The work to tame the economy is so intense, that Milei’s claims that his budget cuts are ‘the largest in the history of humankind’ are only a bit of a hyperbole.
“The cuts he imposed add up to the equivalent of almost 4% of the country’s economic output, an adjustment so aggressive that central bank officials estimate it’s larger than 90% of all those carried out in the world over the last several decades.”
The work is far from over, and dangers lie ahead: the political pressure to scale back his fiscal program will certainly mount, but the president is not worried about paying the political cost that comes with austerity.
The peso is performing so well now that the central bank can now buy dollars to replenish currency reserves.

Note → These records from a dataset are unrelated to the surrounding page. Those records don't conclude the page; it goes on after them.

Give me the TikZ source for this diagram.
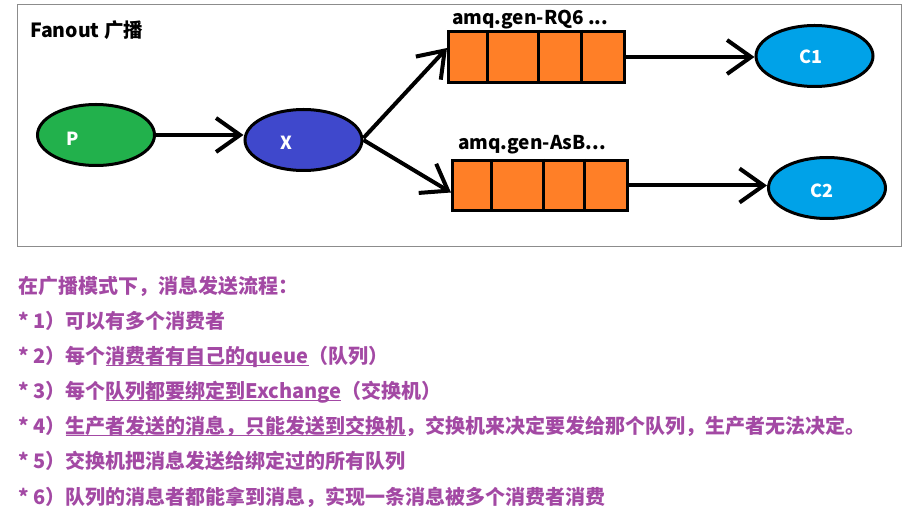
\documentclass[tikz,border=0pt]{standalone}
\usepackage{fontspec}
\setmainfont{Noto Sans CJK SC}
\usetikzlibrary{shapes.geometric,arrows.meta}
\definecolor{pgreen}{HTML}{22B14C}
\definecolor{xblue}{HTML}{3F48CC}
\definecolor{qorange}{HTML}{FF7F27}
\definecolor{ccyan}{HTML}{00A2E8}
\definecolor{tpurple}{HTML}{A349A4}
\definecolor{framegray}{HTML}{8C8C8C}
\newcommand{\myunderline}[1]{\setbox0=\hbox{#1}\rlap{\rule[-2.5pt]{\wd0}{1.3pt}}\box0}
\begin{document}
\begin{tikzpicture}[x=1pt,y=-1pt,
  ell/.style={ellipse, draw=black, line width=3pt, minimum width=117pt, minimum height=61pt, inner sep=0pt},
  lbl/.style={text=white, inner sep=0pt, font=\fontsize{18}{20}\selectfont\bfseries},
  arr/.style={line width=4pt, -{Straight Barb[length=24pt,width=34pt]}},
  queue/.style={draw=black, line width=3pt, fill=qorange, inner sep=0pt},
  divider/.style={line width=3pt},
  qlabel/.style={font=\fontsize{19}{22}\selectfont\bfseries, anchor=base west, inner sep=0pt},
  listtext/.style={font=\fontsize{20}{24}\selectfont\bfseries, text=tpurple, anchor=base west, inner sep=0pt}]
\useasboundingbox (0,0) rectangle (922,529);
\fill[white] (0,0) rectangle (922,529);
% frame
\node[draw=framegray, line width=1pt, minimum width=884pt, minimum height=242pt, inner sep=0pt] (frame) at (459,126) {};
\node[anchor=base west, inner sep=0pt, font=\fontsize{19.5}{22}\selectfont\bfseries] (title) at (30,38) {Fanout 广播};
% ellipses
\node[ell, fill=pgreen, label={[lbl, xshift=-23pt, yshift=-4pt]center:P}] (p) at (96,135) {};
\node[ell, fill=xblue, label={[lbl, xshift=-17pt, yshift=-3pt]center:X}] (x) at (303.5,140) {};
\node[ell, fill=ccyan, label={[lbl, xshift=-4pt, yshift=-1pt]center:C1}] (c1) at (814.5,56) {};
\node[ell, fill=ccyan, label={[lbl, xshift=-5pt, yshift=-3pt]center:C2}] (c2) at (827,188) {};
% queues
\node[queue, minimum width=176pt, minimum height=51pt] (q1) at (536.5,57) {};
\draw[divider] ([xshift=40pt]q1.north west) -- ([xshift=40pt]q1.south west);
\draw[divider] ([xshift=91pt]q1.north west) -- ([xshift=91pt]q1.south west);
\draw[divider] ([xshift=134pt]q1.north west) -- ([xshift=134pt]q1.south west);
\node[queue, minimum width=175pt, minimum height=50pt] (q2) at (540,185.5) {};
\draw[divider] ([xshift=40pt]q2.north west) -- ([xshift=40pt]q2.south west);
\draw[divider] ([xshift=92pt]q2.north west) -- ([xshift=92pt]q2.south west);
\draw[divider] ([xshift=133pt]q2.north west) -- ([xshift=133pt]q2.south west);
\node[qlabel] (q1lbl) at (452,25) {amq.gen-RQ6 ...};
\node[qlabel] (q2lbl) at (458,150) {amq.gen-AsB...};
% arrows
\draw[arr] (p.east) -- (p.east -| x.west);
\draw[arr] ([yshift=2pt]x.east) -- ([yshift=9pt]q1.west);
\draw[arr] (x.east) -- ([yshift=-7pt]q2.west);
\draw[arr] (q1.east) -- (q1.east -| c1.west);
\draw[arr] (q2.east) -- (q2.east -| c2.west);
% text
\node[listtext] (l0) at (18,294) {在广播模式下，消息发送流程：};
\node[listtext] (l1) at (18,329) {* 1）可以有多个消费者};
\node[listtext] (l2) at (18,364) {* 2）每个\myunderline{消费者有自己的queue}（队列）};
\node[listtext] (l3) at (18,399) {* 3）每个\myunderline{队列都要绑定到Exchange}（交换机）};
\node[listtext] (l4) at (18,434) {* 4）\myunderline{生产者发送的消息，只能发送到交换机}，交换机来决定要发给那个队列，生产者无法决定。};
\node[listtext] (l5) at (18,469) {* 5）交换机把消息发送给绑定过的所有队列};
\node[listtext] (l6) at (18,504) {* 6）队列的消息者都能拿到消息，实现一条消息被多个消费者消费};
\end{tikzpicture}
\end{document}
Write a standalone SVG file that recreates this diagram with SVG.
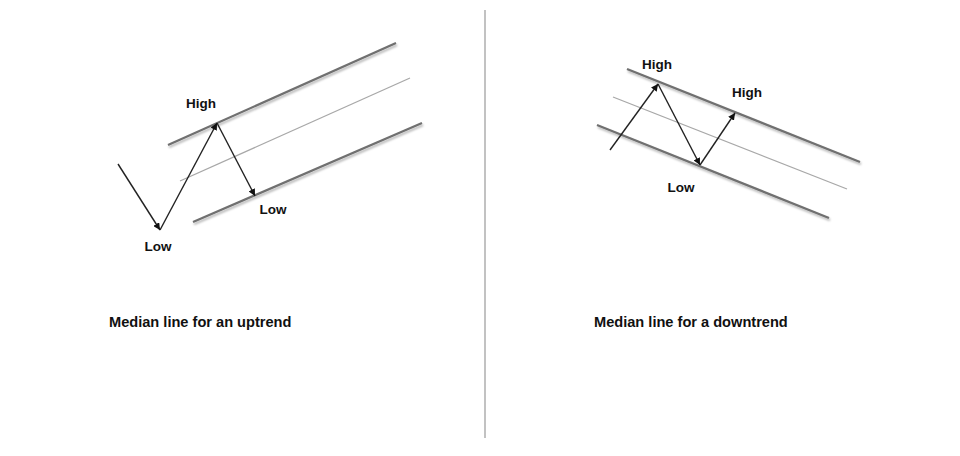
<svg xmlns="http://www.w3.org/2000/svg" width="960" height="456" viewBox="0 0 960 456">
<defs>
<marker id="ah" viewBox="0 0 10 10" refX="10" refY="5" markerWidth="7" markerHeight="7" orient="auto" markerUnits="userSpaceOnUse"><path d="M0,0 L10,5 L0,10 z" fill="#111"/></marker>
<filter id="sh" x="-10%" y="-50%" width="120%" height="200%"><feDropShadow dx="1" dy="2" stdDeviation="1.2" flood-color="#000" flood-opacity="0.3"/></filter>
</defs>
<style>
.ch{stroke:#6f6f6f;stroke-width:2.2;filter:url(#sh)}
.md{stroke:#a8a8a8;stroke-width:1.3}
.ar{stroke:#222;stroke-width:1.4;fill:none;marker-end:url(#ah)}
text{font-family:"Liberation Sans",Arial,sans-serif;font-weight:bold;font-size:13.5px;fill:#111}
.cap{font-size:14.6px}
</style>
<rect width="960" height="456" fill="#fff"/>
<line x1="485" y1="10" x2="485" y2="438" stroke="#999" stroke-width="1.2"/>
<g id="left">
<line class="ch" x1="168" y1="145" x2="396" y2="43"/>
<line class="md" x1="180" y1="181" x2="410" y2="78"/>
<line class="ch" x1="193" y1="222" x2="422" y2="123"/>
</g>
<g id="right">
<line class="ch" x1="627" y1="69" x2="860" y2="162"/>
<line class="md" x1="613" y1="97" x2="847" y2="189"/>
<line class="ch" x1="597" y1="125" x2="829" y2="218"/>
</g>
<g id="connectors">
<line class="ar" x1="118" y1="164" x2="160" y2="230"/>
<line class="ar" x1="160" y1="230" x2="217" y2="123"/>
<line class="ar" x1="217" y1="123" x2="255" y2="196"/>
<line class="ar" x1="610" y1="150" x2="658" y2="84"/>
<line class="ar" x1="658" y1="84" x2="700" y2="165"/>
<line class="ar" x1="700" y1="165" x2="735" y2="113"/>
</g>
<g id="labels">
<text x="201" y="108" text-anchor="middle">High</text>
<text x="273" y="214" text-anchor="middle">Low</text>
<text x="158" y="251" text-anchor="middle">Low</text>
<text x="657" y="69" text-anchor="middle">High</text>
<text x="747" y="97" text-anchor="middle">High</text>
<text x="681" y="192" text-anchor="middle">Low</text>
<text class="cap" x="109" y="327">Median line for an uptrend</text>
<text class="cap" x="594" y="327">Median line for a downtrend</text>
</g>
</svg>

“What’s different now is that Argentines, for the moment at least, have more confidence in the peso, curbing demand for the safety of dollars. (This allowed the central bank to lower interest rates Thursday for the fourth time since Milei took office.) Moreover, with the budget cuts in place, the central bank is no longer directly financing government spending by printing money, bringing an end to a constant source of pressure on the currency.”
The economic policy is starting to become rational, and things that were not expected are happening:
“That he’s now overseeing a torrid peso rally is an ironic twist for a man who had deemed the currency so worthless on the campaign trail that he likened it to ‘excrement’ and said it should be scrapped entirely.”